▶ WHAT TO DO: Quote word for word the lines below, beginning with the first and ending with the one that has "Serif, Times New". Drop the pictures.

====================

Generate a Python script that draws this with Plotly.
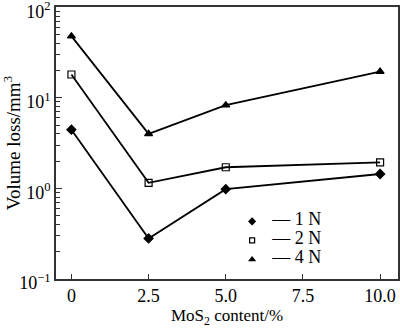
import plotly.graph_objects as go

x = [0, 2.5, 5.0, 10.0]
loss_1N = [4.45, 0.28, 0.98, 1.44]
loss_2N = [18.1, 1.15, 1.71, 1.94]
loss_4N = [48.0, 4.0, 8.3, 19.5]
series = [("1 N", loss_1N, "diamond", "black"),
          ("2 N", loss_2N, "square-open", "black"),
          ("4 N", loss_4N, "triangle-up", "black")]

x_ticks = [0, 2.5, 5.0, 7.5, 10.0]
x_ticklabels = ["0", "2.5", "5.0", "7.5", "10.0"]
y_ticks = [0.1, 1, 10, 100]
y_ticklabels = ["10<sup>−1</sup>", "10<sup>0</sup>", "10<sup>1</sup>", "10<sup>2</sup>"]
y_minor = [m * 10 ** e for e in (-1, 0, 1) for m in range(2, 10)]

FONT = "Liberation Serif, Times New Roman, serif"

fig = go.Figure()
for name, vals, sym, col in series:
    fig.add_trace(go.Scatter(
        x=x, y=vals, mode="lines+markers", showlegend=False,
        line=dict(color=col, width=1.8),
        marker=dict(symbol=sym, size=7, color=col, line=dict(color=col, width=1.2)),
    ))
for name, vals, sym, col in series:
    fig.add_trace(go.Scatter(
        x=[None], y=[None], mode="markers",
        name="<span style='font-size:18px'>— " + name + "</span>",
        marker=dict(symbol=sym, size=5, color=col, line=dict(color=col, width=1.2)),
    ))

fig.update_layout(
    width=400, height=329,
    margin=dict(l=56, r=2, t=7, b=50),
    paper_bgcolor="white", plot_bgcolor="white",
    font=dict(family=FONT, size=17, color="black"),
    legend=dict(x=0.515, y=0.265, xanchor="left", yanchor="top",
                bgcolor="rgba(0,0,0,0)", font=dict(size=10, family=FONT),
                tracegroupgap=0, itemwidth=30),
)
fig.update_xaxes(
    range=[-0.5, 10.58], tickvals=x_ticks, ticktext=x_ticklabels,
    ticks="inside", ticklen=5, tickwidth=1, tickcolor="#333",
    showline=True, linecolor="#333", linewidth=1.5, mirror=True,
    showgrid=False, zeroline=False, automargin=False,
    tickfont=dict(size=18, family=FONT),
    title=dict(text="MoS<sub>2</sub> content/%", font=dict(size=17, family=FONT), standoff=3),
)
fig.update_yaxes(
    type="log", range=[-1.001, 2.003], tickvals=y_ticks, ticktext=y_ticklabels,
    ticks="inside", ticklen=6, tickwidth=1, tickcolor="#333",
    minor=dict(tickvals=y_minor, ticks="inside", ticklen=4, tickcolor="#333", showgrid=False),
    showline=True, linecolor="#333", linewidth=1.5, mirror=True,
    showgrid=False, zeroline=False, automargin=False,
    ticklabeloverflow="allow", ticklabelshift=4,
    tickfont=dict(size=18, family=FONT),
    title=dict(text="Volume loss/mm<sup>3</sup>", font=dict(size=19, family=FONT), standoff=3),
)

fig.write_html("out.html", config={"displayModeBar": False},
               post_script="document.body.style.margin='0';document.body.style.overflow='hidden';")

====================

▶ FULL OUTPUT:
Generate a Python script that draws this with Plotly.
import plotly.graph_objects as go

x = [0, 2.5, 5.0, 10.0]
loss_1N = [4.45, 0.28, 0.98, 1.44]
loss_2N = [18.1, 1.15, 1.71, 1.94]
loss_4N = [48.0, 4.0, 8.3, 19.5]
series = [("1 N", loss_1N, "diamond", "black"),
          ("2 N", loss_2N, "square-open", "black"),
          ("4 N", loss_4N, "triangle-up", "black")]

x_ticks = [0, 2.5, 5.0, 7.5, 10.0]
x_ticklabels = ["0", "2.5", "5.0", "7.5", "10.0"]
y_ticks = [0.1, 1, 10, 100]
y_ticklabels = ["10<sup>−1</sup>", "10<sup>0</sup>", "10<sup>1</sup>", "10<sup>2</sup>"]
y_minor = [m * 10 ** e for e in (-1, 0, 1) for m in range(2, 10)]

FONT = "Liberation Serif, Times New Roman, serif"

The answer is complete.